Ces politiques doivent être aidées par l’Etat, responsable de la mise en œuvre du droit d’asile, et développées. La concentration de migrants dans les grandes villes, où ils sont souvent condamnés à la déshérence, faute d’hébergement, est l’une des causes des échecs de l’intégration. Les communes, notamment rurales, qui allient logements vacants, écoles menacées de fermeture et possibilités d’emploi sont des candidates naturelles à l’accueil de petits nombres de demandeurs d’asile. Déjà, chaque mois, près de 2 000 personnes sont, sous peine de perdre leur allocation de demandeur d’asile, « orientées » en région, avec l’accord des élus locaux.

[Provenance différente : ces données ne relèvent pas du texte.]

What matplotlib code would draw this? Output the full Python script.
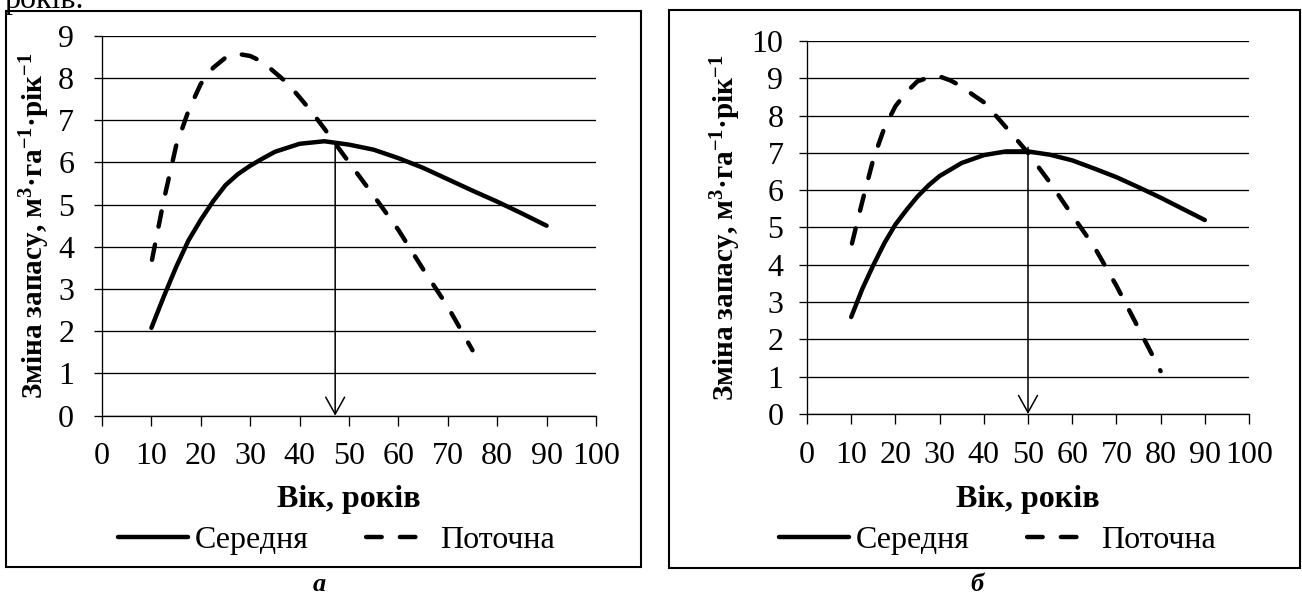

Noyés dans des annonces sur le projet de loi sur l’immigration – aujourd’hui compromis par la crise politique –, les propos d’Emmanuel Macron, en septembre, souhaitant une meilleure répartition des étrangers dans les « espaces ruraux qui, eux, sont en train de perdre de la population » avaient été fustigés par l’extrême droite et critiqués à gauche. C’est pourtant bien la voie, pragmatique, d’une répartition par l’Etat des demandeurs d’asile sur tout le territoire que la France devrait emprunter résolument, à l’instar de l’Allemagne, si elle veut multiplier et banaliser les scénarios d’intégration réussie et marginaliser les semeurs de haine.